The full text of the letter is copied below:
Dear Governor Abbott:
First, thank you for your leadership during this crisis. The weight of our state is on your shoulders, and there have been many difficult decisions made to protect Texans. We support you, and we pray for you often.
Second, we have heard you say that Texas is a state whose needs and solutions vary by geographic region. We agree and know it is vital to your leadership to hear directly from each region about its needs and solutions. As a region, we want to present to you with our thoughts on reopening West Texas.
Our cities have different needs and different approaches to address this crisis, but we agree on these important principles:
1) Every business is critical in West Texas. Every business that can operate at low or mitigated risk should be operating.

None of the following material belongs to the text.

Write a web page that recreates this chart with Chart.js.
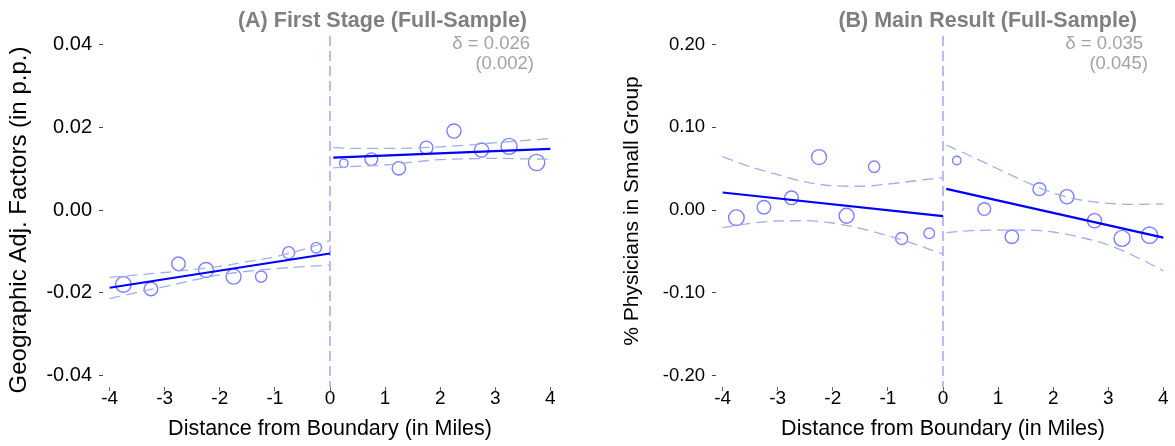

2) In mitigating that risk, each city should analyze its own local, real-time data to surgically adjust its methods to mitigate the biological implications of the outbreak while navigating the economic implications of such mitigating measures.
Each of our plans will rely heavily on the fact that physical distancing is the most important component in slowing the spread of COVID-19. In rural West Texas, we want to reopen with strict physical distancing measures in place. Each city can best determine how to implement these measures in their own city. Our citizens are learning this new way of life and are ready to make the changes necessary to go back to work.
Many of the businesses in our rural communities are defined under state guidelines as “essential” businesses. They are operating with social distancing and increased hygiene practices. Businesses that are not currently open, but that could adopt these same operational changes should be allowed to operate as low-risk businesses.
Where Texans can be safely working, we want them to work. Every business that can mitigate risk should be allowed to be open and participating in our economic recovery. Thank you for listening to the voices in West Texas. We are ready to implement these changes and begin to reopen West Texas.
[signed] Anthony Williams, Mayor Abilene; Patrick Peyton, Mayor of Midland; Ginger Wilson, Mayor Amarillo; David R. Turner, Mayor of Odessa; Shannon D. Thomason, Mayor of Big Spring; Brenda Gunter, Mayor of San Angelo; and Dan Pope, Mayor of Lubbock.